● WORK REQUIRED:
Leaving out every picture, retype the lines below from the top through the one that contains "ax = fig.add_axes([96".

★ ★ ★

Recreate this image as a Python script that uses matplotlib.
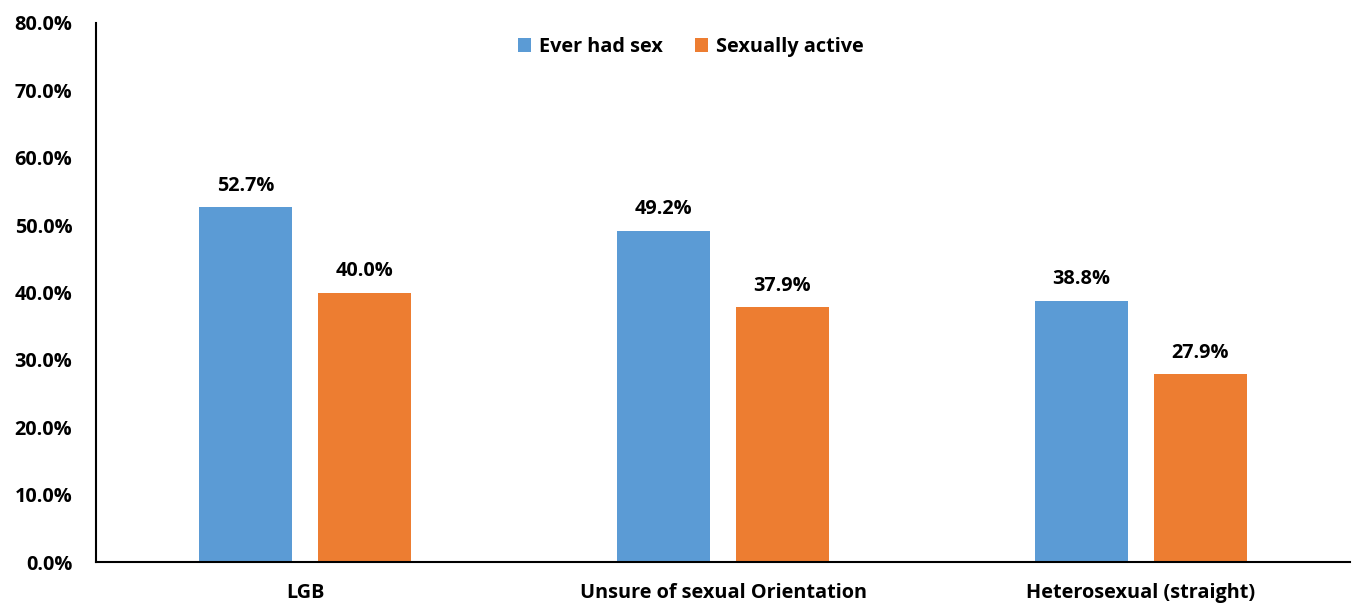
import matplotlib.pyplot as plt
import numpy as np

categories = ["LGB", "Unsure of sexual Orientation", "Heterosexual (straight)"]
ever_had_sex = [52.7, 49.2, 38.8]
sexually_active = [40.0, 37.9, 27.9]
series_names = ["Ever had sex", "Sexually active"]
colors = ["#5B9BD5", "#ED7D31"]

plt.rcParams["font.family"] = ["Open Sans", "DejaVu Sans"]
plt.rcParams["font.weight"] = "bold"
FS = 14.3

fig = plt.figure(figsize=(13.53, 6.06), dpi=100)
ax = fig.add_axes([96 / 1353, 44 / 606, 1254 / 1353, 539 / 606])

x = np.arange(len(categories))
width = 0.223
offset = 0.142

for i, (vals, name, col) in enumerate(zip([ever_had_sex, sexually_active], series_names, colors)):
    pos = x + (offset if i else -offset)
    bars = ax.bar(pos, vals, width, color=col, label=name)
    for b, v in zip(bars, vals):
        ax.annotate(f"{v:.1f}%", (b.get_x() + b.get_width() / 2, v),
                    xytext=(0, 8), textcoords="offset points",
                    ha="center", va="bottom", fontsize=FS, fontweight="bold")

ax.set_xlim(-0.5, 2.5)
ax.set_ylim(0, 80)
ax.set_yticks(np.arange(0, 81, 10))
ax.set_yticklabels([f"{t:.1f}%" for t in np.arange(0, 81, 10)], fontsize=FS, fontweight="bold")
ax.set_xticks(x)
ax.set_xticklabels(categories, fontsize=FS, fontweight="bold")
ax.tick_params(axis="both", length=0)
ax.tick_params(axis="y", pad=17)
ax.tick_params(axis="x", pad=15)

for s in ["top", "right"]:
    ax.spines[s].set_visible(False)
for s in ["left", "bottom"]:
    ax.spines[s].set_linewidth(1.5)

fig.legend(loc="center", bbox_to_anchor=(691 / 1353, 1 - 47 / 606), ncol=2,
           frameon=False, fontsize=FS, handlelength=0.65, handleheight=0.65,
           handletextpad=0.4, columnspacing=1.6)

fig.savefig("out.png", dpi=100)
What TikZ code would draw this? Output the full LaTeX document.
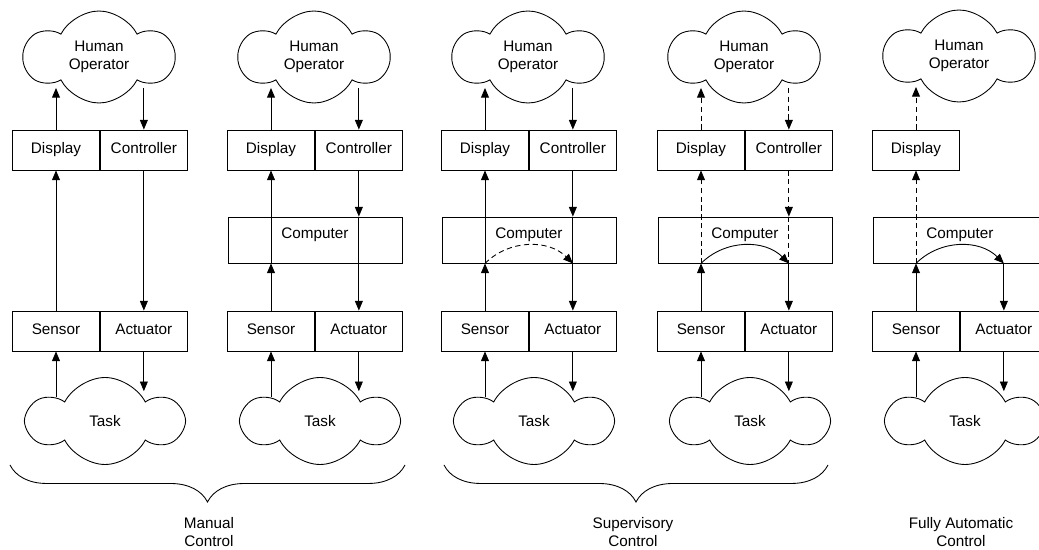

★ ★ ★

● FULL RESPONSE:
Recreate this image as a Python script that uses matplotlib.
import matplotlib.pyplot as plt
import numpy as np

categories = ["LGB", "Unsure of sexual Orientation", "Heterosexual (straight)"]
ever_had_sex = [52.7, 49.2, 38.8]
sexually_active = [40.0, 37.9, 27.9]
series_names = ["Ever had sex", "Sexually active"]
colors = ["#5B9BD5", "#ED7D31"]

plt.rcParams["font.family"] = ["Open Sans", "DejaVu Sans"]
plt.rcParams["font.weight"] = "bold"
FS = 14.3

fig = plt.figure(figsize=(13.53, 6.06), dpi=100)
ax = fig.add_axes([96 / 1353, 44 / 606, 1254 / 1353, 539 / 606])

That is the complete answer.